### Oral

## Oral A3 ML Theory

##### Meeting Room 316 A-C

Moderator: Audrey Durand

**Self-Repellent Random Walks on General Graphs - Achieving Minimal Sampling Variance via Nonlinear Markov Chains**

Vishwaraj Doshi · Jie Hu · Do-Young Eun

We consider random walks on discrete state spaces, such as general undirected graphs, where the random walkers are designed to approximate a target quantity over the network topology via sampling and neighborhood exploration in the form of Markov chain Monte Carlo (MCMC) procedures. Given any Markov chain corresponding to a target probability distribution, we design a *self-repellent random walk* (SRRW) which is less likely to transition to nodes that were highly visited in the past, and more likely to transition to seldom visited nodes. For a class of SRRWs parameterized by a positive real $\alpha$, we prove that the empirical distribution of the process converges almost surely to the the target (stationary) distribution of the underlying Markov chain kernel.
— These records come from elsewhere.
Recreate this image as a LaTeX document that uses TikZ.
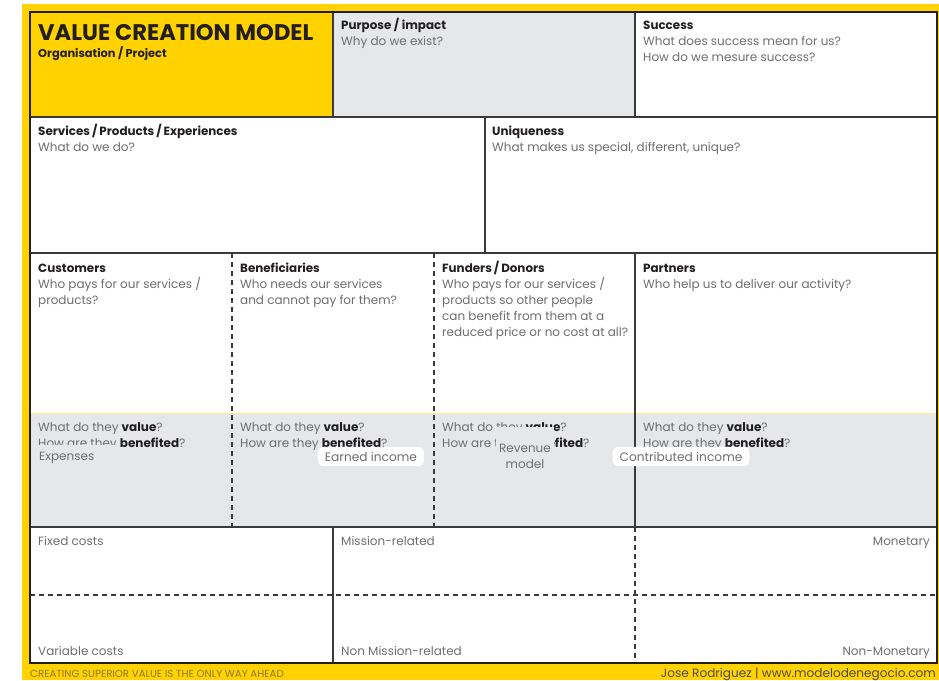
\documentclass[tikz,border=0pt]{standalone}
\usepackage{fontspec}
\setmainfont{Poppins}
\definecolor{ylw}{HTML}{FFD200}
\definecolor{gfill}{HTML}{E6E7E8}
\definecolor{txtg}{HTML}{6D6E71}
\definecolor{dark}{HTML}{231F20}
\definecolor{lnc}{HTML}{3A3A3A}
\definecolor{olive}{HTML}{8C7A1E}
\definecolor{foot}{HTML}{4D4D4D}
\tikzset{
  hd/.style={anchor=base west, inner sep=0pt, font=\fontsize{11.9}{14}\selectfont\bfseries, text=dark},
  bd/.style={anchor=base west, inner sep=0pt, font=\fontsize{12}{15}\selectfont, text=txtg},
  bdr/.style={anchor=base east, inner sep=0pt, font=\fontsize{12}{15}\selectfont, text=txtg},
  solidline/.style={draw=lnc, line width=1.4pt},
  dashline/.style={draw=lnc, line width=1.3pt, dash pattern=on 5pt off 4pt},
  pill/.style={fill=white, rounded corners=6pt, inner xsep=7pt, inner ysep=5pt, font=\fontsize{12.2}{15}\selectfont, text=txtg},
}
\begin{document}
\begin{tikzpicture}[x=1pt,y=-1pt]
\useasboundingbox (0,0) rectangle (939,680);
% background
\fill[ylw] (22,4) rectangle (939,680);
\fill[white] (30,12) rectangle (937,663);
\fill[ylw] (30,12) rectangle (333,117);
\fill[gfill] (333,12) rectangle (635,117);
\fill[gfill] (30,413) rectangle (937,527);
\draw[ylw!45, line width=0.6pt] (30,413) -- (937,413);
% grid lines
\coordinate (tl) at (30,12);
\coordinate (br) at (937,663);
\draw[solidline] (30,117) -- (937,117);
\draw[solidline] (30,253) -- (937,253);
\draw[solidline] (30,527) -- (937,527);
\draw[solidline] (333,12) -- (333,117);
\draw[solidline] (635,12) -- (635,117);
\draw[solidline] (485,117) -- (485,253);
\draw[solidline] (635,253) -- (635,527);
\draw[solidline] (333,527) -- (333,663);
\draw[dashline] (232,253) -- (232,527);
\draw[dashline] (434,253) -- (434,527);
\draw[dashline] (635,527) -- (635,663);
\draw[dashline] (30,595) -- (937,595);
\draw[draw=dark, line width=2.4pt] (tl) rectangle (br);
% title
\node[anchor=base west, inner sep=0pt, font=\fontsize{22.6}{26}\selectfont\bfseries, text=dark] (title) at (38,40) {VALUE CREATION MODEL};
\node[hd, font=\fontsize{11.4}{14}\selectfont\bfseries] (org) at (38,57) {Organisation / Project};
% purpose
\node[hd] (purp) at (341,29) {Purpose / impact};
\node[bd] (purp1) at (341,45) {Why do we exist?};
% success
\node[hd] (succ) at (643,29) {Success};
\node[bd] (succ1) at (643,45) {What does success mean for us?};
\node[bd] (succ2) at (643,61) {How do we mesure success?};
% services
\node[hd] (serv) at (38,135) {Services\,/\,Products\,/\,Experiences};
\node[bd] (serv1) at (38,151) {What do we do?};
% uniqueness
\node[hd] (uniq) at (492,135) {Uniqueness};
\node[bd] (uniq1) at (492,151) {What makes us special, different, unique?};
% customers
\node[hd] (cust) at (38,272) {Customers};
\node[bd] (cust1) at (38,288) {Who pays for our services /};
\node[bd] (cust2) at (38,304) {products?};
% beneficiaries
\node[hd] (bene) at (240,272) {Beneficiaries};
\node[bd] (bene1) at (240,288) {Who needs our services};
\node[bd] (bene2) at (240,304) {and cannot pay for them?};
% funders
\node[hd] (fund) at (442,272) {Funders\,/\,Donors};
\node[bd] (fund1) at (442,288) {Who pays for our services /};
\node[bd] (fund2) at (442,304) {products so other people};
\node[bd] (fund3) at (442,320) {can benefit from them at a};
\node[bd] (fund4) at (442,336) {reduced price or no cost at all?};
% partners
\node[hd] (part) at (643,272) {Partners};
\node[bd] (part1) at (643,288) {Who help us to deliver our activity?};
% value rows
\node[bd] (va) at (38,431) {What do they \textbf{\color{dark}value}?};
\node[bd] (ba) at (38,447) {How are they \textbf{\color{dark}benefited}?};
\node[bd] (vb) at (240,431) {What do they \textbf{\color{dark}value}?};
\node[bd] (bb) at (240,447) {How are they \textbf{\color{dark}benefited}?};
\node[bd] (vc) at (442,431) {What do they \textbf{\color{dark}value}?};
\node[bd] (bc) at (442,447) {How are they \textbf{\color{dark}benefited}?};
\node[bd] (vd) at (643,431) {What do they \textbf{\color{dark}value}?};
\node[bd] (bd) at (643,447) {How are they \textbf{\color{dark}benefited}?};
% overlays
\node[fill=gfill, anchor=north west, minimum width=86pt, minimum height=26pt, text width=72pt, inner xsep=7pt, inner ysep=0pt, align=left, font=\fontsize{12}{15}\selectfont, text=txtg, yshift=-1pt] (exp) at (32,444) {Expenses};
\node[pill] (earn) at (371,456.5) {Earned income};
\node[fill=gfill, anchor=north, minimum width=58pt, minimum height=52pt, inner sep=0pt] (revbox) at (525,427) {};
\node[anchor=base, inner sep=0pt, align=center, font=\fontsize{12}{16}\selectfont, text=txtg] (rev) at (525,468) {Revenue\\model};
\node[pill] (contr) at (681,456.5) {Contributed income};
% bottom
\node[bd] (fix) at (38,545) {Fixed costs};
\node[bd] (var) at (38,655) {Variable costs};
\node[bd] (mis) at (341,545) {Mission-related};
\node[bd] (nmis) at (341,655) {Non Mission-related};
\node[bdr] (mon) at (930,545) {Monetary};
\node[bdr] (nmon) at (930,655) {Non-Monetary};
% footer
\node[anchor=base west, inner sep=0pt, font=\fontsize{10.2}{12}\selectfont, text=olive] (fl) at (30,677) {CREATING SUPERIOR VALUE IS THE ONLY WAY AHEAD};
\node[anchor=base east, inner sep=0pt, font=\fontsize{12.1}{14}\selectfont, text=foot] (fr) at (936,677) {Jose Rodriguez | www.modelodenegocio.com};
\end{tikzpicture}
\end{document}
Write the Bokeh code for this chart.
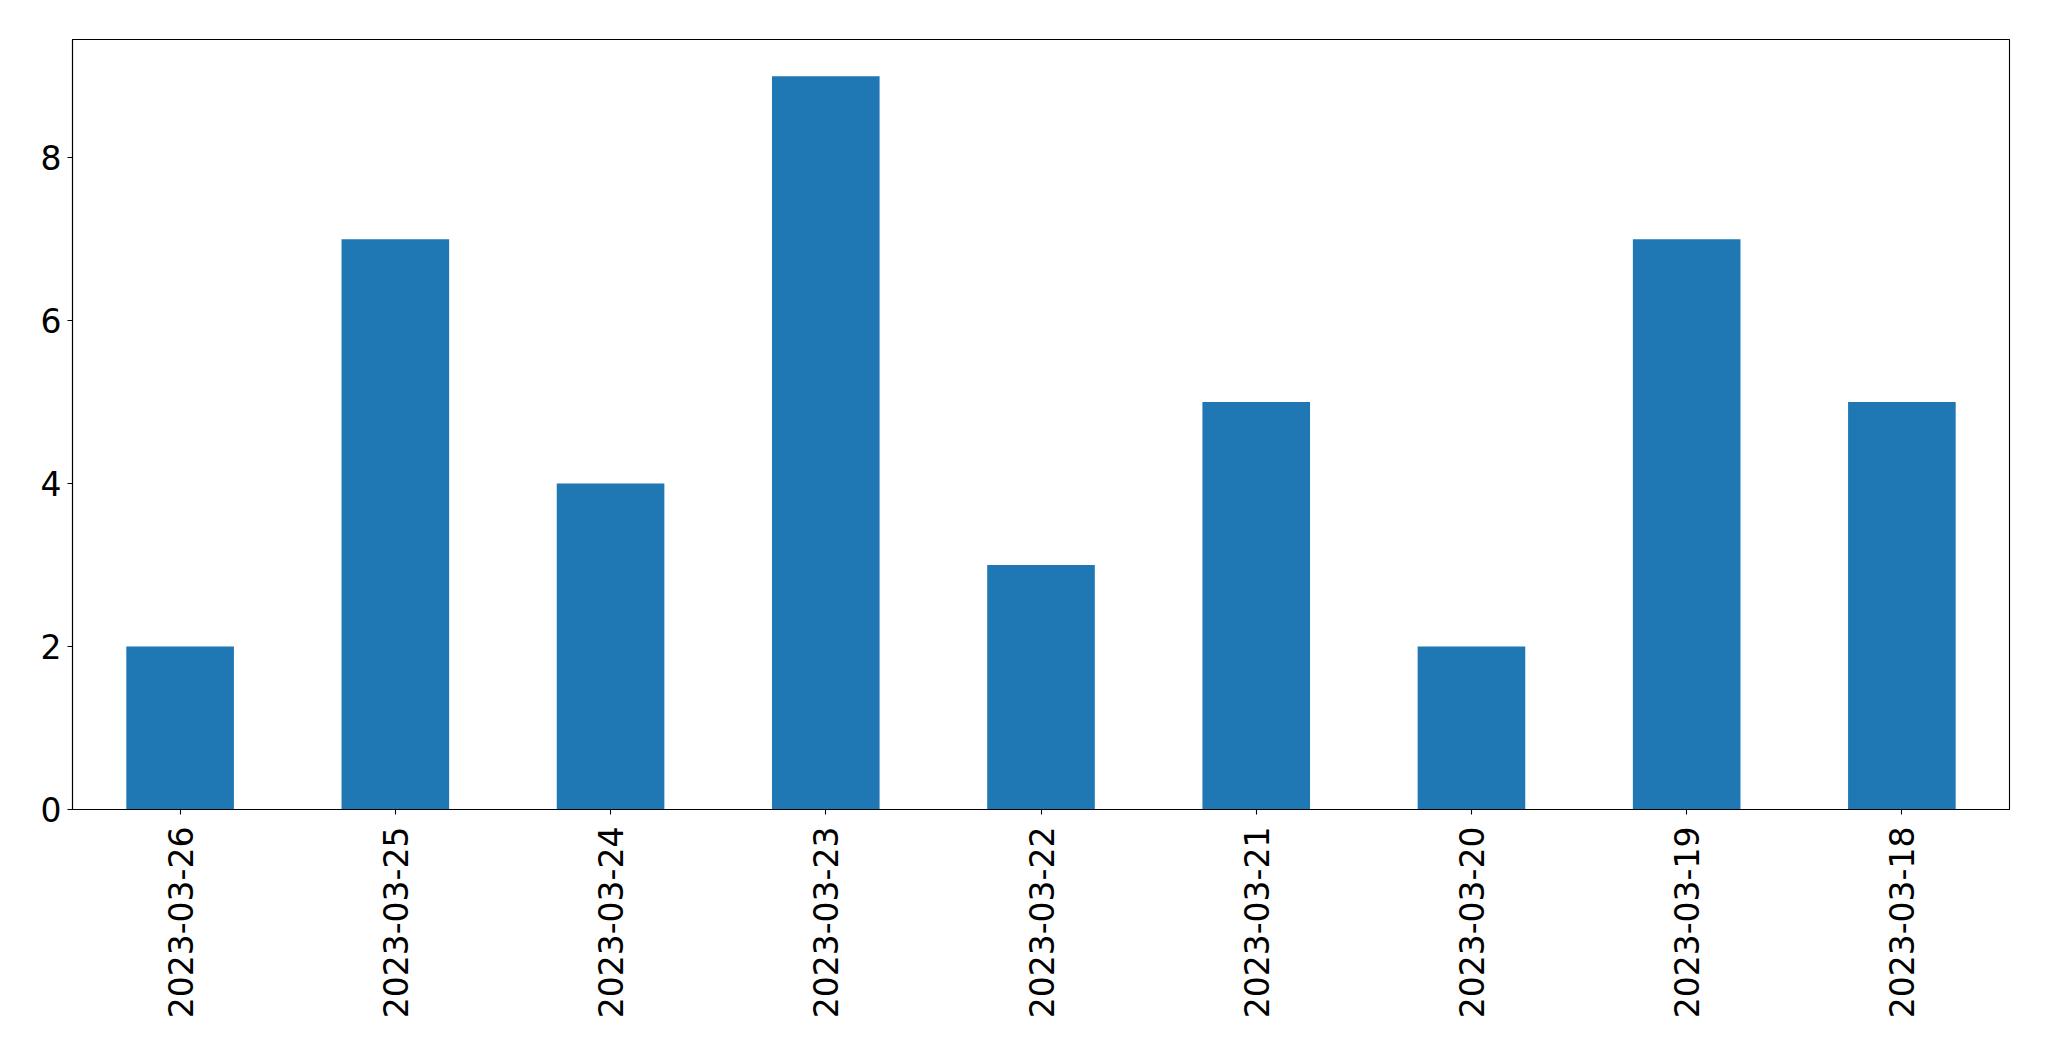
from bokeh.plotting import figure
from bokeh.models import FactorRange, Range1d, FixedTicker, ColumnDataSource
from bokeh.embed import file_html
from bokeh.resources import INLINE
import math

dates = ["2023-03-26", "2023-03-25", "2023-03-24", "2023-03-23", "2023-03-22",
         "2023-03-21", "2023-03-20", "2023-03-19", "2023-03-18"]
counts = [2, 7, 4, 9, 3, 5, 2, 7, 5]
y_ticks = [0, 2, 4, 6, 8]

src = ColumnDataSource(data=dict(x=dates, top=counts))

p = figure(width=2033, height=1045, output_backend="svg", toolbar_location=None,
           x_range=FactorRange(factors=dates, range_padding=0),
           y_range=Range1d(0, max(counts) * 1.05),
           min_border_left=72, min_border_top=39, min_border_right=24, min_border_bottom=236)

p.vbar(x="x", top="top", width=0.5, source=src, fill_color="#1f77b4", line_color=None)

p.outline_line_color = "black"
p.outline_line_width = 1.1
p.outline_line_alpha = 1
p.xgrid.visible = False
p.ygrid.visible = False

for ax in (p.xaxis[0], p.yaxis[0]):
    ax.axis_line_color = "black"
    ax.axis_line_width = 1.1
    ax.major_tick_line_color = "black"
    ax.major_tick_line_width = 1.1
    ax.major_tick_out = 5
    ax.major_tick_in = 0
    ax.minor_tick_line_color = None
    ax.major_label_text_font = "DejaVu Sans"
    ax.major_label_text_font_size = "33px"
    ax.major_label_text_color = "black"

p.yaxis[0].ticker = FixedTicker(ticks=y_ticks)
p.yaxis[0].major_label_standoff = 6
p.xaxis[0].major_label_orientation = math.pi / 2
p.xaxis[0].major_label_standoff = 12

open("out.html", "w").write(file_html(p, INLINE))
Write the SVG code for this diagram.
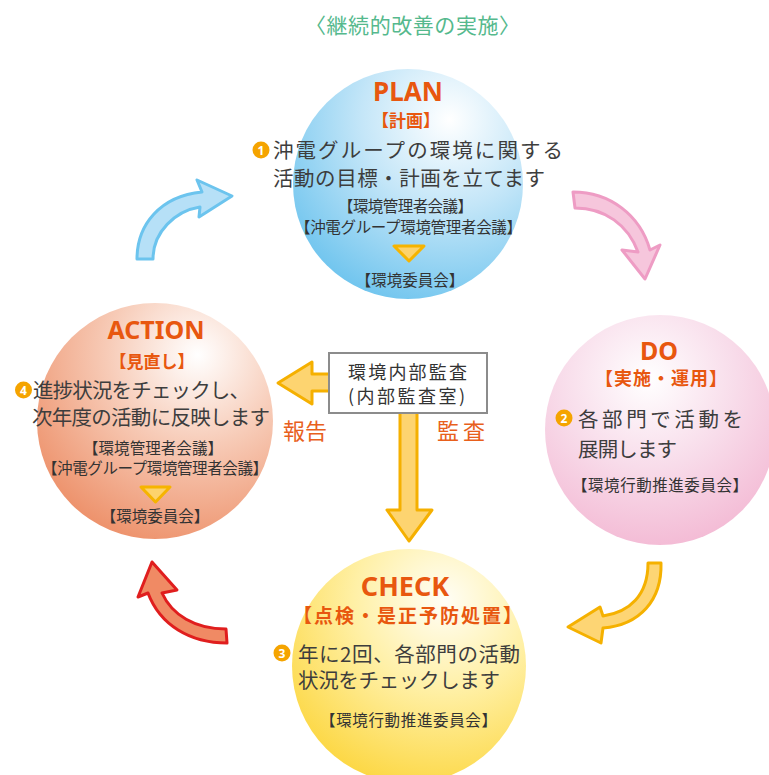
<svg xmlns="http://www.w3.org/2000/svg" width="769" height="775" viewBox="0 0 769 775">
<defs>
<radialGradient id="gPlan" cx="0.68" cy="0.22" r="0.85">
<stop offset="0" stop-color="#ffffff"/><stop offset="0.45" stop-color="#c4e6f8"/><stop offset="1" stop-color="#6ec4ee"/>
</radialGradient>
<radialGradient id="gAction" cx="0.68" cy="0.22" r="0.85">
<stop offset="0" stop-color="#ffffff"/><stop offset="0.45" stop-color="#f7cbb7"/><stop offset="1" stop-color="#ed9069"/>
</radialGradient>
<radialGradient id="gDo" cx="0.45" cy="0.28" r="0.85">
<stop offset="0" stop-color="#ffffff"/><stop offset="0.45" stop-color="#f8dcea"/><stop offset="1" stop-color="#f2b0ce"/>
</radialGradient>
<radialGradient id="gCheck" cx="0.65" cy="0.22" r="0.85">
<stop offset="0" stop-color="#fffef6"/><stop offset="0.45" stop-color="#fff0a6"/><stop offset="1" stop-color="#fcd63e"/>
</radialGradient>
<style>
text{font-family:"Noto Sans CJK JP","Noto Sans",sans-serif}
.head{fill:#e8570f;font-weight:bold;text-anchor:middle;font-family:"Noto Sans","Noto Sans CJK JP",sans-serif}
.sub{fill:#e8570f;font-weight:bold}
.mid{text-anchor:middle}
.body{fill:#3d3d3d;font-size:20.5px}
.small{fill:#333;font-size:15.5px}
.badge{fill:#f5a400}
.num{fill:#fff;font-size:12px;font-weight:bold;text-anchor:middle;font-family:"Noto Sans",sans-serif}
.tri{fill:#fdd36c;stroke:#f6b400;stroke-width:3;stroke-linejoin:round}
.lbl{fill:#e8601c;font-size:22px}
</style>
</defs>

<g id="title">
<text x="305" y="33" font-size="21" fill="#55b98d" textLength="215">〈継続的改善の実施〉</text>
</g>

<g id="plan">
<circle cx="408" cy="184" r="115" fill="url(#gPlan)"/>
<text class="head" x="408" y="101" font-size="26">PLAN</text>
<text class="sub mid" x="406" y="127" font-size="17">【計画】</text>
<circle class="badge" cx="261" cy="150" r="8.5"/><text class="num" x="261" y="154.5">1</text>
<text class="body" x="273" y="158" font-size="21.5" textLength="290">沖電グループの環境に関する</text>
<text class="body" x="273" y="186" font-size="21.5" textLength="272">活動の目標・計画を立てます</text>
<text class="small" x="338" y="212" textLength="135">【環境管理者会議】</text>
<text class="small" x="295" y="233" textLength="227">【沖電グループ環境管理者会議】</text>
<polygon class="tri" points="394,246 424,246 409,261"/>
<text class="small mid" x="410" y="286" font-size="15">【環境委員会】</text>
</g>

<g id="do">
<circle cx="660" cy="430" r="115" fill="url(#gDo)"/>
<text class="head" x="659" y="360" font-size="25">DO</text>
<text class="sub" x="595" y="385" font-size="18" textLength="132">【実施・運用】</text>
<circle class="badge" cx="564" cy="418" r="8.5"/><text class="num" x="564" y="422.5">2</text>
<text class="body" x="578" y="427" font-size="22" textLength="165">各部門で活動を</text>
<text class="body" x="578" y="457" font-size="22" textLength="99">展開します</text>
<text class="small" x="572" y="491" font-size="16" textLength="176">【環境行動推進委員会】</text>
</g>

<g id="check">
<circle cx="409" cy="666" r="117" fill="url(#gCheck)"/>
<text class="head" x="405" y="596" font-size="27">CHECK</text>
<text class="sub" x="293" y="623" font-size="19" textLength="229">【点検・是正予防処置】</text>
<circle class="badge" cx="282" cy="653" r="8.5"/><text class="num" x="282" y="657.5">3</text>
<text class="body" x="298" y="662" textLength="222">年に2回、各部門の活動</text>
<text class="body" x="298" y="688" textLength="202">状況をチェックします</text>
<text class="small" x="320" y="726" font-size="16" textLength="177">【環境行動推進委員会】</text>
</g>

<g id="action">
<circle cx="155" cy="421" r="118" fill="url(#gAction)"/>
<text class="head" x="156" y="339" font-size="25">ACTION</text>
<text class="sub mid" x="152" y="368" font-size="17">【見直し】</text>
<circle class="badge" cx="23.5" cy="390" r="8.5"/><text class="num" x="23.5" y="394.5">4</text>
<text class="body" x="33" y="398" textLength="217">進捗状況をチェックし、</text>
<text class="body" x="32" y="425" textLength="238">次年度の活動に反映します</text>
<text class="small" x="83" y="454" textLength="140">【環境管理者会議】</text>
<text class="small" x="42" y="474" textLength="226">【沖電グループ環境管理者会議】</text>
<polygon class="tri" points="141,487 170,487 155.5,502"/>
<text class="small mid" x="155" y="522" font-size="14.5">【環境委員会】</text>
</g>

<g id="connectors" stroke-linejoin="round" stroke-width="3">
<path d="M137,259 C137,225 160,196 202,192 L197,180 L232,196 L199,217 L200,207 C175,211 153,232 153,259 Z" fill="#b6e0f7" stroke="#6cc4ee"/>
<path d="M573,192 C610,192 640,215 650,250 L660,245 L645,279 L622,250 L638,252 C628,225 605,208 575,208 Z" fill="#f6c6dc" stroke="#ee9cc4"/>
<path d="M648,563 L661,563 C662,600 640,625 603,628 L601,643 L568,627 L600,607 L603,616 C630,612 648,595 648,563 Z" fill="#fdd574" stroke="#f5b100"/>
<path d="M226,629 L227,643 C190,643 160,625 148,593 L138,597 L152,562 L177,590 L162,593 C172,615 195,629 226,629 Z" fill="#f08a64" stroke="#e01e1e"/>
<path d="M332,374 L312,374 L312,362 L278,383 L312,404 L312,391 L332,391 Z" fill="#fdd470" stroke="#f5b000"/>
<path d="M400,410 L417,410 L417,510 L432,510 L409,541 L387,510 L400,510 Z" fill="#fdd470" stroke="#f5b000"/>
<text class="lbl" x="283" y="439" textLength="44" stroke="none">報告</text>
<text class="lbl" x="437" y="439" textLength="48" stroke="none">監査</text>
</g>

<g id="audit">
<rect x="329" y="353" width="158" height="60" fill="#fff" stroke="#8c8c8c" stroke-width="2"/>
<text x="348" y="379" font-size="18" fill="#333" textLength="119">環境内部監査</text>
<text x="348" y="403" font-size="18" fill="#333" textLength="117">(内部監査室)</text>
</g>
</svg>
We then provide a central limit theorem and derive the exact form of the arising asymptotic co-variance matrix, which allows us to show that the SRRW with a stronger repellence (larger $\alpha$) always achieves a smaller asymptotic covariance, in the sense of Loewner ordering of co-variance matrices. Especially for SRRW-driven MCMC algorithms, we show that the decrease in the asymptotic sampling variance is of the order $O(1/\alpha)$, eventually going down to zero. Finally, we provide numerical simulations complimentary to our theoretical results, also empirically testing a version of SRRW with $\alpha$ increasing in time to combine the benefits of smaller asymptotic variance due to large $\alpha$, with empirically observed faster mixing properties of SRRW with smaller $\alpha$.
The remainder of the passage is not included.